The little orphan boy turned around and told his new friend to slide up onto his back. He then began to run across the grass. Faster and faster he ran, carrying the little crippled boy on his back. Faster and harder he ran across the park. Harder and harder he made his legs travel. Soon the wind just whistled across the two little boys' faces.

The little boy's father began to cry as he watched his beautiful little crippled son flapping his arms up and down in the wind, all the while yelling at the top of his voice,

"I'M FLYING, DADDY. I'M FLYING!"

By helping others with their challenges, you also overcome your own.

Friday, January 2, 2009

Quote - 2nd January 2009

"People might not get all they work for in this world, but they must certainly work for all they get." - Frederick Douglass

"Old age is not so bad when you consider the alternatives." - Maurice Chevalier

"Every Mother hopes that her daughter will find a Man better than hers and she is sure that her son won't find a wife better than his father's" - Anonymous

Wednesday, December 31, 2008

Be on Time..

Taken from Rex Barker's Joke of the Day mailer

After twenty-five years in the same parish, Father O'Malley was saying his farewells at his retirement dinner. An eminent member of the congregation - a leading politician - had been asked to make a presentation and a short speech, but was late arriving. So the priest took it upon himself to fill the time, and stood up to the microphone:

"I remember the first confession I heard here twenty-five years ago and it worried me as to what sort of place I'd come to... That first confession remains the worst I've ever heard. The chap confessed that he'd stolen a TV set from a neighbor and lied to the police when questioned, successfully blaming it on a local scallywag. He said that he'd stolen money from his parents and from his employer; that he'd had affairs with several of his friends' wives; that he'd taken hard drugs, and had slept with another woman and given her a disease.
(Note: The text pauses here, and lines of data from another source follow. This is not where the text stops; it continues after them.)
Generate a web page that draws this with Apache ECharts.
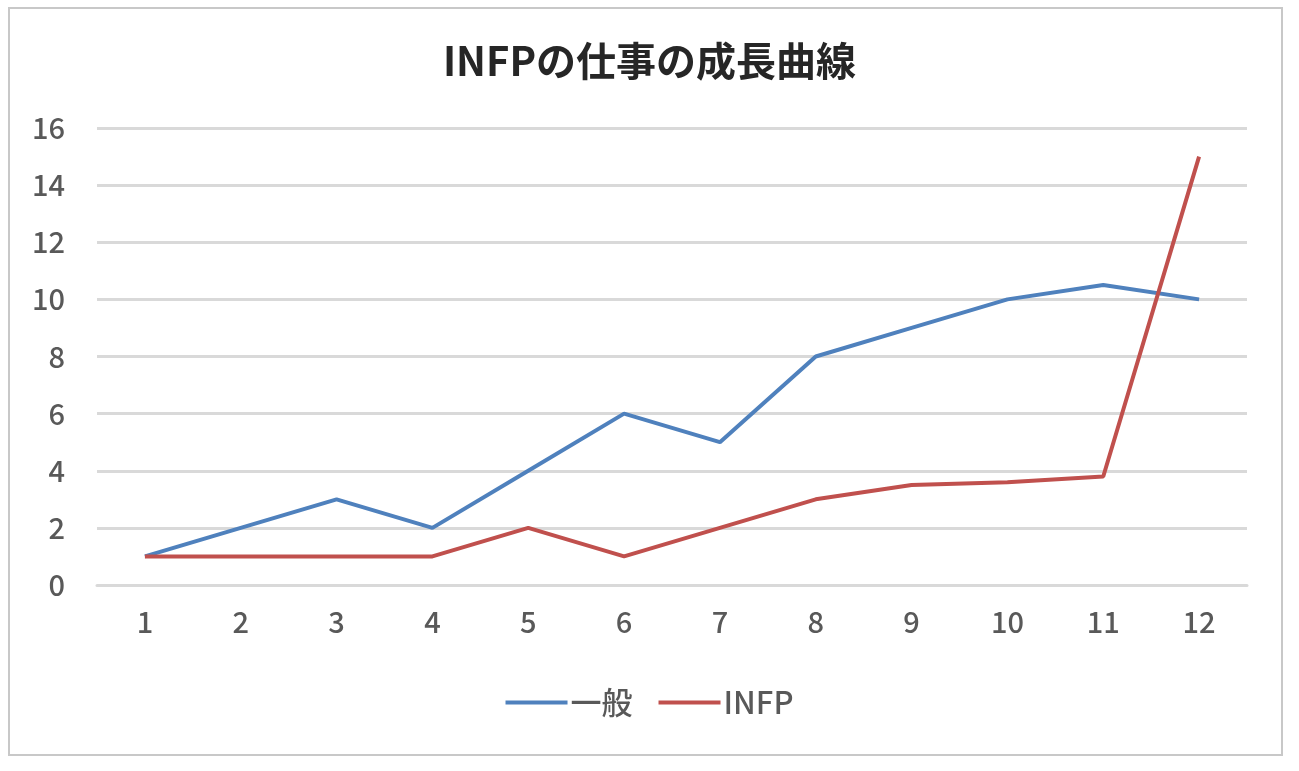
<!DOCTYPE html>
<html>
<head>
<meta charset="utf-8">
<script src="https://cdn.jsdelivr.net/npm/echarts@6/dist/echarts.min.js"></script>
<style>
html, body { margin: 0; padding: 0; background: #fff; }
#chartBox { width: 1299px; height: 771px; }
</style>
</head>
<body>
<div id="chartBox"></div>
<script>
// 横軸カテゴリ
var categories = ['1', '2', '3', '4', '5', '6', '7', '8', '9', '10', '11', '12'];
// 一般
var general = [1, 2, 3, 2, 4, 6, 5, 8, 9, 10, 10.5, 10];
// INFP
var infp = [1, 1, 1, 1, 2, 1, 2, 3, 3.5, 3.6, 3.8, 15];

var chartDom = document.getElementById('chartBox');
var myChart = echarts.init(chartDom);

var labelFont = '"Noto Sans CJK JP", "Noto Sans", sans-serif';

var option = {
    backgroundColor: '#fff',
    animation: false,
    title: {
        text: 'INFPの仕事の成長曲線',
        left: 'center',
        top: 36,
        textStyle: {
            fontFamily: labelFont,
            fontSize: 40,
            fontWeight: 'bold',
            color: '#262626'
        }
    },
    graphic: [
        {
            type: 'rect',
            shape: { x: 9, y: 8, width: 1273, height: 747 },
            style: { fill: 'none', stroke: '#c8c8c8', lineWidth: 2 },
            z: -1
        }
    ],
    legend: {
        data: ['一般', 'INFP'],
        left: 'center',
        top: 682,
        icon: 'rect',
        itemWidth: 62,
        itemHeight: 4,
        itemGap: 26,
        textStyle: {
            fontFamily: labelFont,
            fontSize: 31,
            fontWeight: 500,
            color: '#595959',
            padding: [0, 0, 0, -2]
        }
    },
    grid: {
        left: 97,
        right: 52,
        top: 128,
        bottom: 186
    },
    xAxis: {
        type: 'category',
        data: categories,
        boundaryGap: true,
        axisLine: { show: true, lineStyle: { color: '#d9d9d9', width: 3 } },
        axisTick: { show: false },
        axisLabel: {
            fontFamily: labelFont,
            fontSize: 29,
            fontWeight: 500,
            color: '#595959',
            margin: 22
        }
    },
    yAxis: {
        type: 'value',
        min: 0,
        max: 16,
        interval: 2,
        axisLine: { show: false },
        axisTick: { show: false },
        axisLabel: {
            fontFamily: labelFont,
            fontSize: 29,
            fontWeight: 500,
            color: '#595959',
            margin: 32
        },
        splitLine: { lineStyle: { color: '#d9d9d9', width: 3 } }
    },
    series: [
        {
            name: '一般',
            type: 'line',
            data: general,
            symbol: 'none',
            itemStyle: { color: '#4F81BD' },
            lineStyle: { color: '#4F81BD', width: 4 }
        },
        {
            name: 'INFP',
            type: 'line',
            data: infp,
            symbol: 'none',
            itemStyle: { color: '#C0504D' },
            lineStyle: { color: '#C0504D', width: 4 }
        }
    ]
};
myChart.setOption(option);
</script>
</body>
</html>
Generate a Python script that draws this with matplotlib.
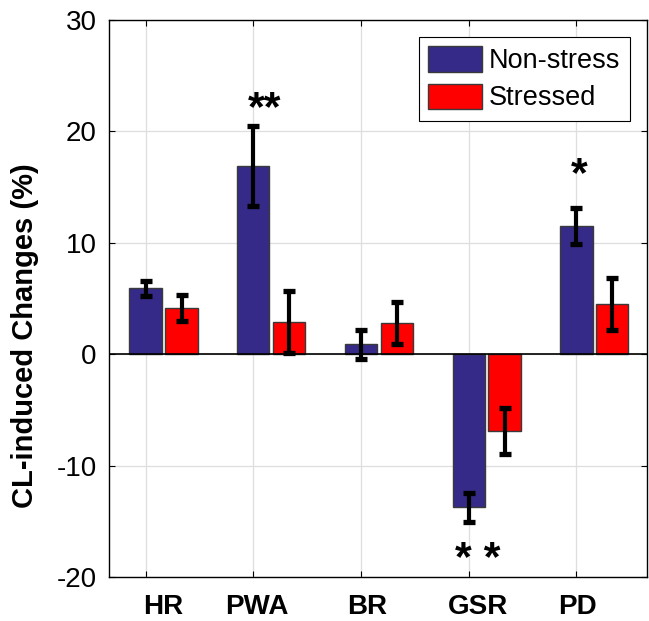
# CL-induced changes, non-stress vs stressed, grouped bar chart with error bars

import numpy as np
import matplotlib
matplotlib.use("Agg")
import matplotlib.pyplot as plt
from matplotlib.transforms import blended_transform_factory

# datos
categorias = ["HR", "PWA", "BR", "GSR", "PD"]
non_stress = [5.9, 16.9, 0.9, -13.75, 11.5]
non_stress_err = [0.7, 3.6, 1.3, 1.3, 1.6]
stressed = [4.15, 2.9, 2.8, -6.9, 4.5]
stressed_err = [1.2, 2.75, 1.9, 2.05, 2.3]
series = ["Non-stress", "Stressed"]
marcas = ["**", "*", "* *"]          # significancia
marcas_cat = ["PWA", "PD", "GSR"]

plt.rcParams['font.family'] = ['Liberation Sans', 'DejaVu Sans']
plt.rcParams['axes.unicode_minus'] = False

def bar_plot():
    fig = plt.figure(figsize=(6.49, 6.21), dpi=100)
    ax = fig.add_axes([0.168, 0.0709, 0.8289, 0.8969])

    x = np.arange(1, len(categorias) + 1)
    ancho = 0.30
    sep = 0.334

    ax.bar(x, non_stress, ancho, color='#352a87', edgecolor='#3a3a3a',
           linewidth=1, label=series[0], zorder=2)
    ax.bar(x + sep, stressed, ancho, color='#ff0000', edgecolor='#3a3a3a',
           linewidth=1, label=series[1], zorder=2)
    ax.errorbar(x, non_stress, yerr=non_stress_err, fmt='none', ecolor='black',
                elinewidth=3, capsize=4.4, capthick=3.8, zorder=3)
    ax.errorbar(x + sep, stressed, yerr=stressed_err, fmt='none', ecolor='black',
                elinewidth=3, capsize=4.4, capthick=3.8, zorder=3)
    ax.axhline(0, color='black', linewidth=1.2, zorder=2.5)

    ax.set_xlim(0.66, 5.656)
    ax.set_ylim(-20, 30)
    ax.set_yticks(np.arange(-20, 31, 10))
    ax.set_xticks(x)
    ax.set_xticklabels([])
    ax.tick_params(axis='both', direction='in', length=4, width=0.8,
                   top=True, right=True, labelsize=20, pad=9)
    ax.grid(True, color='#dedede', linewidth=0.9, zorder=0)
    ax.set_axisbelow(True)
    for s in ax.spines.values():
        s.set_linewidth(1.0)

    # etiquetas de categoria (posicion a mano como en el original)
    trans = blended_transform_factory(ax.transData, ax.transAxes)
    pos_etiq = [1.16, 2.03, 3.06, 4.09, 5.01]
    for p, c in zip(pos_etiq, categorias):
        ax.text(p, -0.0664, c, transform=trans, ha='center', va='baseline',
                fontsize=20, fontweight='bold')

    ax.set_ylabel("CL-induced Changes (%)", fontsize=21, fontweight='bold')
    ax.yaxis.set_label_coords(-0.13, 0.434)

    # asteriscos
    pos_marcas = [(2.109, 21.0), (5.03, 15.1), (4.086, -19.5)]
    for (px, py), m in zip(pos_marcas, marcas):
        ax.text(px, py, m, ha='center', va='baseline', fontsize=31,
                fontweight='bold')

    leg = ax.legend(loc='upper right', bbox_to_anchor=(0.968, 0.9695),
                    borderaxespad=0, fontsize=19.5, fancybox=False,
                    edgecolor='black', framealpha=1, handlelength=2.0,
                    handleheight=1.06, handletextpad=0.25, labelspacing=0.34,
                    borderpad=0.35)
    leg.get_frame().set_linewidth(0.8)

    fig.savefig("out.png", dpi=100)

if __name__ == '__main__':
    bar_plot()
You can imagine what I thought... However I'm pleased to say that as the days passed I soon realized that this sad fellow was a frightful exception and that this parish was indeed a wonderful place full of kind and decent people..."

At this point the politician arrived and apologized for being late, and keen to take the stage, he immediately stepped up to the microphone and pulled his speech from his pocket: "I'll always remember when Father O'Malley first came to our parish," said the politician, "In fact, I'm pretty certain that I was the first person in the parish that he heard in confession....."

Being on time is a virtue. It shows you that first of all you respect yourself and your own time, and that you take life seriously. It also shows others that you respect them and value their time. If you are a perennially late person, push yourself hard to be on time for just days --- and then see if you feel better about yourself.